Get out of the house
There is only so much time I can spend at home and not start to go a little stir crazy. I try to find ways to get out of the house by signing up for in-studio fitness classes or spending a few hours working in a cute coffee shop. Even bringing my laptop to a table in your backyard can help boost inspiration and creativity! If you’re in need of an accountability group to help motivate you to get out of the house, I kicked off my Summer Steps Challenge over on FB as a way to encourage us all to get outside for a walk every day this summer.
Schedule in-person meetings and co-working dates
As an extrovert, I love being around people, so working from home can often feel a bit lonely. I’ve learned that it’s really important to schedule some face-to-face time by setting up in-person meetings when I can or planning co-working dates with friends. In addition to being great for my mental health, I find that these meetups can really give me a productivity boost as well.

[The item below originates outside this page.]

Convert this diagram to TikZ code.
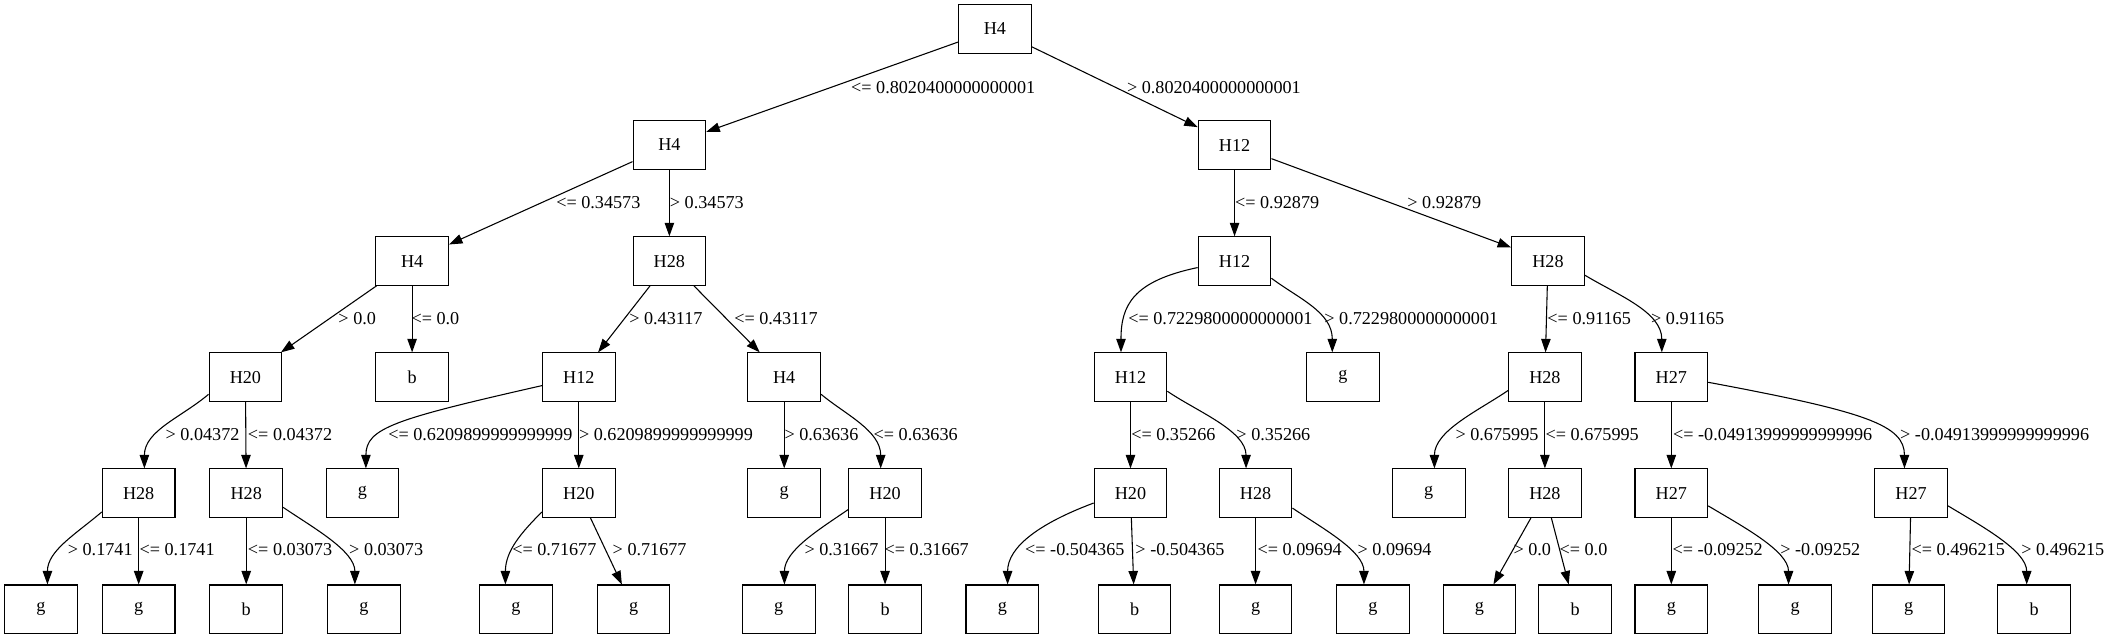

Create rituals to start and end your workday
While I definitely don’t miss commuting, it was a good way to switch my brain into work mode. When your home is also your office, the boundaries between your work life and your personal life can easily blur. It can be helpful to create little routines to start and end your workday in order to signal your brain that it’s either time for work or time to wind down. It could be as simple as preparing a cup of matcha or coffee in a special mug that you only use on workdays or having a 10-minute clean up routine that you do after you sign off each evening.
This is also why it’s super helpful to establish “space boundaries” for where you work and where you do other activities, ie: as tempting as it may be, try not to work from your bed or couch every day!
And there you have it! These are the habits that really help me make the most of working from home and I hope you found a couple that you find helpful as well.